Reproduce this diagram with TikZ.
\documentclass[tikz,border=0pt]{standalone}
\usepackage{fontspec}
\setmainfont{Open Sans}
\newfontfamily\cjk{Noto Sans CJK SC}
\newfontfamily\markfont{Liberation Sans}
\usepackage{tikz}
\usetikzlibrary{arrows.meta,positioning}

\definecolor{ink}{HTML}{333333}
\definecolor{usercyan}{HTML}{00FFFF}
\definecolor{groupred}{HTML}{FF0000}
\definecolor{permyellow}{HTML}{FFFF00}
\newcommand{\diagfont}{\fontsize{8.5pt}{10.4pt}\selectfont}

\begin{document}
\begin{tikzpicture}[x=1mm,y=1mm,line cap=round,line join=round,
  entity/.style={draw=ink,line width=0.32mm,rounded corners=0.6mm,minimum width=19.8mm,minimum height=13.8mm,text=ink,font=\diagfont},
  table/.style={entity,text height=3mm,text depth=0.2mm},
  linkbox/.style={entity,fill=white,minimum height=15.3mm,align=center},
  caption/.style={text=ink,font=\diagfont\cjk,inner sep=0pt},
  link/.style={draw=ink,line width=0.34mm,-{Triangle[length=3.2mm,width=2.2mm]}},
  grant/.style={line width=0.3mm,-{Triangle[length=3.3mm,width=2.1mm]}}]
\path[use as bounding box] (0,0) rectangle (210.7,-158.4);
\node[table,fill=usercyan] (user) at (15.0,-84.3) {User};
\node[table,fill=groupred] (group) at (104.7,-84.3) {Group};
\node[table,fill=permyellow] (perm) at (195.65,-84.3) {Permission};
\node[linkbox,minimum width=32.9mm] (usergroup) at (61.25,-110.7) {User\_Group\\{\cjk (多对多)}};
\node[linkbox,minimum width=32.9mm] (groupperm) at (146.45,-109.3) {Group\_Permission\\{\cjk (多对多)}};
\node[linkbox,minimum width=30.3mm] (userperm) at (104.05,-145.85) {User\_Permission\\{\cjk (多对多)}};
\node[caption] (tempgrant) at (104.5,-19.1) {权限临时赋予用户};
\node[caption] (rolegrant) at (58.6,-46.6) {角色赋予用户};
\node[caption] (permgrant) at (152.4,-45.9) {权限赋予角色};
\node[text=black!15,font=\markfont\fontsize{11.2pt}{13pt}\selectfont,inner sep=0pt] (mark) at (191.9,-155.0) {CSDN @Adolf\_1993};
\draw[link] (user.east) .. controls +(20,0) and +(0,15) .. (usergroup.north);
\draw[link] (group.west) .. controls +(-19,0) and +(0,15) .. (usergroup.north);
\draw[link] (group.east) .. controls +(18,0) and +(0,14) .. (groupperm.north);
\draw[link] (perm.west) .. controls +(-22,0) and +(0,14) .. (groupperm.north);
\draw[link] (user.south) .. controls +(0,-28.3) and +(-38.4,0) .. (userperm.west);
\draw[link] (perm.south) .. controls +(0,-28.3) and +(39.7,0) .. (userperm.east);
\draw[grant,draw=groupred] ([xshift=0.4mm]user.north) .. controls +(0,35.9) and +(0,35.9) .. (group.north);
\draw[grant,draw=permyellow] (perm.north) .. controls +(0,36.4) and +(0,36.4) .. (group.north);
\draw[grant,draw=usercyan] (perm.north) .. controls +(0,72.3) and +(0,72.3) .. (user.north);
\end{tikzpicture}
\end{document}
---
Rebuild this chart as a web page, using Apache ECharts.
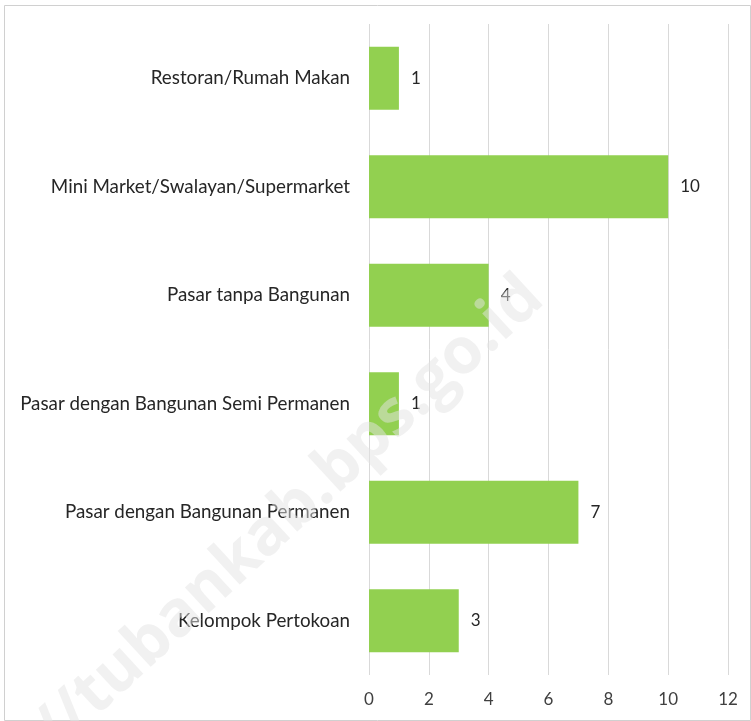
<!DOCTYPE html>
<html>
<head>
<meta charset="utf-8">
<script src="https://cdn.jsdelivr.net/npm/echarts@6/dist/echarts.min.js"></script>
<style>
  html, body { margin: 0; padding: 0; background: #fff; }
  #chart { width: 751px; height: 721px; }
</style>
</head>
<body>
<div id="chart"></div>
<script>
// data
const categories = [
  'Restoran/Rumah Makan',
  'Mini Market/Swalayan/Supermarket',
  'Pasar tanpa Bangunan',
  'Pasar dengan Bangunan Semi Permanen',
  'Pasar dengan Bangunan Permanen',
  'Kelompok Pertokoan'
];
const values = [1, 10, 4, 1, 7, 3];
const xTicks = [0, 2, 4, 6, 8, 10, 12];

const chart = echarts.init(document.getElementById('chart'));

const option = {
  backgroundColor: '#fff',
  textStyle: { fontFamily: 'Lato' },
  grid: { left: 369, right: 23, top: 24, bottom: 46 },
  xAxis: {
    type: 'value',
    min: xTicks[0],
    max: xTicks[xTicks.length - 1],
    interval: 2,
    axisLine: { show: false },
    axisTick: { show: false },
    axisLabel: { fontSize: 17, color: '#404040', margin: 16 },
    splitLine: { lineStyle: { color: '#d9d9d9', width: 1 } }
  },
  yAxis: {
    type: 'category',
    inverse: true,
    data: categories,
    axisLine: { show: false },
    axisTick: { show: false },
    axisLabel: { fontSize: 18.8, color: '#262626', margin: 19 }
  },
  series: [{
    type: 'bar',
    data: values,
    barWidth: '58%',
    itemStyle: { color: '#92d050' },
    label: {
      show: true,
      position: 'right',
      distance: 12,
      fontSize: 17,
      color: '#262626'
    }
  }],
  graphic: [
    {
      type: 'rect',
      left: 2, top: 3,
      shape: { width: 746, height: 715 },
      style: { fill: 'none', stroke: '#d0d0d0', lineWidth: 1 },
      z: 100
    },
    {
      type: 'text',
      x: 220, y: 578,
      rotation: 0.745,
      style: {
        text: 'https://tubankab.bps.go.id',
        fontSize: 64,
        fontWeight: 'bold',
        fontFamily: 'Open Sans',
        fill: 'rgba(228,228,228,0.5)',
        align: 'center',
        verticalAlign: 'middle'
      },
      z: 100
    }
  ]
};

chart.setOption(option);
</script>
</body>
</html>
...
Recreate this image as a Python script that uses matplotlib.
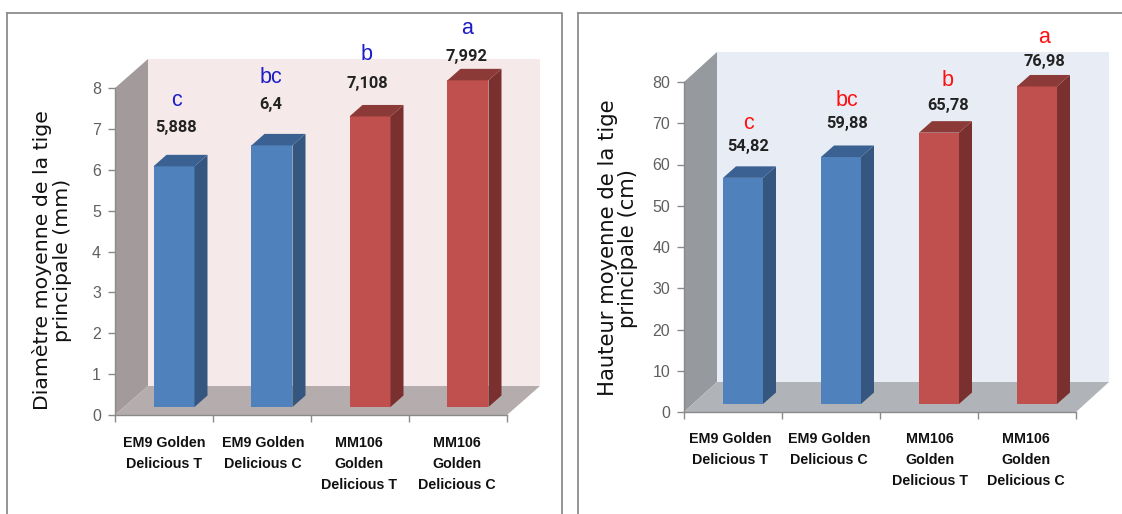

● What you should do: Restate word for word the part that opens with the line containing "Rebuild this chart" and closes with the line containing "const chart = echarts.init(document.getElementById('chart'));", both ends included, and nothing else. Omit any images.

● Task solution:
Rebuild this chart as a web page, using Apache ECharts.
<!DOCTYPE html>
<html>
<head>
<meta charset="utf-8">
<script src="https://cdn.jsdelivr.net/npm/echarts@6/dist/echarts.min.js"></script>
<style>
  html, body { margin: 0; padding: 0; background: #fff; }
  #chart { width: 751px; height: 721px; }
</style>
</head>
<body>
<div id="chart"></div>
<script>
// data
const categories = [
  'Restoran/Rumah Makan',
  'Mini Market/Swalayan/Supermarket',
  'Pasar tanpa Bangunan',
  'Pasar dengan Bangunan Semi Permanen',
  'Pasar dengan Bangunan Permanen',
  'Kelompok Pertokoan'
];
const values = [1, 10, 4, 1, 7, 3];
const xTicks = [0, 2, 4, 6, 8, 10, 12];

const chart = echarts.init(document.getElementById('chart'));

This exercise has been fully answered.